There are a number of reasons to consider the purchase of an existing business rather that starting one:

  • Proven Concept. Buying an established business is less risky – as a buyer you already know the process or concept works.
  • Brand. You’re buying a brand name. The on-going benefits of any marketing or networking the prior owner has done will transfer to you. When you have an established name in the business community, it’s easier to attract new business than with an unproven start up. That’s an intangible benefit that’s difficult to put a price on.
  • Relationships. With the purchase of an existing business, you will also be buying an existing customer base and vendor base that took years to build.
  • Focus. When you buy a business, you can start working immediately and focus on improving and growing the business immediately. The seller has already laid the foundation and taken care of the time-consuming, tedious start up work. Starting a new business means spending a lot of time and money on basic items like computers, telephones, furniture and policies that don’t directly generate cash flow.

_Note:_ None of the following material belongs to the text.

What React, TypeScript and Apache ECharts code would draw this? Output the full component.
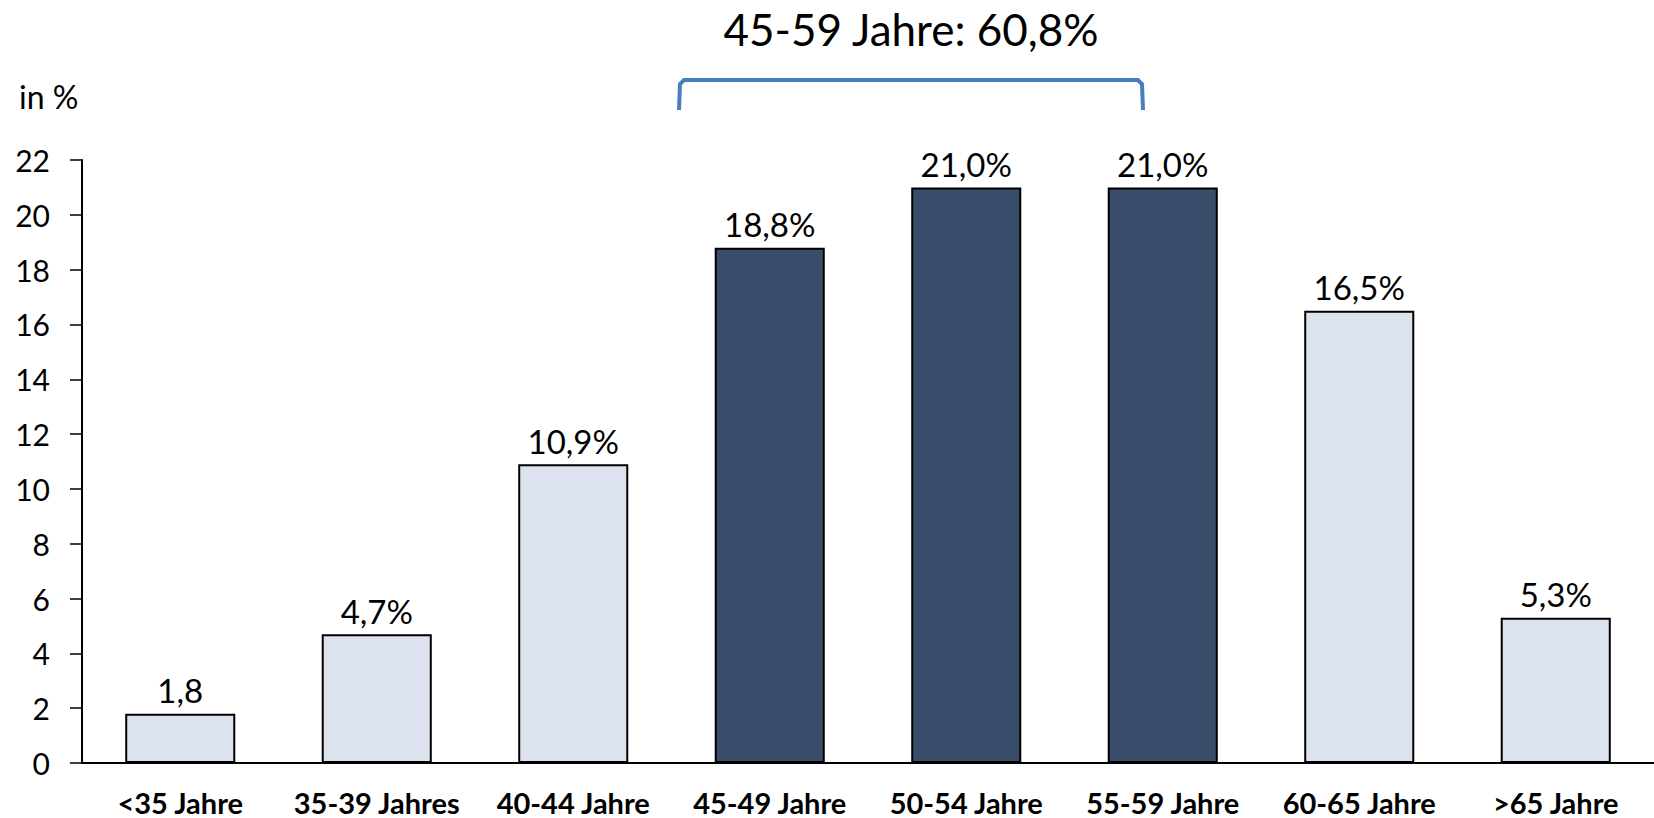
import React, { useEffect, useRef } from "react";
import * as echarts from "echarts";

const categories = [
  "<35 Jahre",
  "35-39 Jahres",
  "40-44 Jahre",
  "45-49 Jahre",
  "50-54 Jahre",
  "55-59 Jahre",
  "60-65 Jahre",
  ">65 Jahre",
];
const values = [1.8, 4.7, 10.9, 18.8, 21.0, 21.0, 16.5, 5.3];
const valueLabels = ["1,8", "4,7%", "10,9%", "18,8%", "21,0%", "21,0%", "16,5%", "5,3%"];
const highlighted = [false, false, false, true, true, true, false, false];
const yTicks = { min: 0, max: 22, interval: 2 };
const unitLabel = "in %";
const groupTitle = "45-59 Jahre: 60,8%";

const LIGHT = "#DCE3EE";
const DARK = "#394D6B";
const FONT = "Lato, 'Open Sans', sans-serif";

export default function App() {
  const ref = useRef<HTMLDivElement>(null);
  useEffect(() => {
    document.body.style.margin = "0";
    const chart = echarts.init(ref.current!, null, { renderer: "svg" });
    chart.setOption({
      animation: false,
      backgroundColor: "#ffffff",
      grid: { left: 82, right: -6, top: 160, bottom: 55 },
      xAxis: {
        type: "category",
        data: categories,
        axisLine: { lineStyle: { color: "#000", width: 2 } },
        axisTick: { show: false },
        axisLabel: {
          color: "#000",
          fontFamily: FONT,
          fontWeight: "bold",
          fontSize: 29,
          lineHeight: 28,
          margin: 25,
          interval: 0,
        },
      },
      yAxis: {
        type: "value",
        min: yTicks.min,
        max: yTicks.max,
        interval: yTicks.interval,
        splitLine: { show: false },
        axisLine: { show: true, lineStyle: { color: "#000", width: 2 } },
        axisTick: { show: true, length: 12, lineStyle: { color: "#000", width: 1.5 } },
        axisLabel: { color: "#000", fontFamily: FONT, fontSize: 30, margin: 32 },
      },
      series: [
        {
          type: "bar",
          barCategoryGap: "44%",
          data: values.map((v, i) => ({
            value: v,
            itemStyle: {
              color: highlighted[i] ? DARK : LIGHT,
              borderColor: "#000",
              borderWidth: 2,
            },
          })),
          label: {
            show: true,
            position: "top",
            distance: 7,
            color: "#000",
            fontFamily: FONT,
            fontSize: 33,
            formatter: (p: any) => valueLabels[p.dataIndex],
          },
        },
      ],
      graphic: [
        {
          type: "text",
          left: 19,
          top: 80,
          style: { text: unitLabel, fill: "#000", font: `32px ${FONT}` },
        },
        {
          type: "text",
          x: 911,
          y: 29,
          style: {
            text: groupTitle,
            fill: "#000",
            font: `44px ${FONT}`,
            textAlign: "center",
            textVerticalAlign: "middle",
          },
        },
        {
          type: "polyline",
          shape: {
            points: [
              [679, 110],
              [680, 84],
              [684, 80],
              [1138, 80],
              [1142, 84],
              [1143, 110],
            ],
          },
          style: { stroke: "#4A7EBB", lineWidth: 4, fill: "none" },
        },
      ],
    });
    return () => chart.dispose();
  }, []);
  return (
    <div
      ref={ref}
      style={{ position: "absolute", left: 0, top: 0, width: 1654, height: 818 }}
    />
  );
}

  • People. In an acquisition, one of the most valuable and important assets you’re buying is the people. It took the seller time to find those employees, develop them and assimilate them into the company culture. With the right team in place, just about anything is possible and you will have an easier time implementing growth strategies. Plus, with trained people in place you will have more liberty to take vacation, spend time with family, or work on other business ventures. When start-up owners and independent contractors go on vacation, the business goes, too.
  • Cash flow. Typically, a sale is structured so you can cover the debt service, take a reasonable salary, and have some left over to take the business to the next level. Start up owners, on the other hand, often “starve” at first. Some experts say start-ups aren’t expected to make money for the first three years.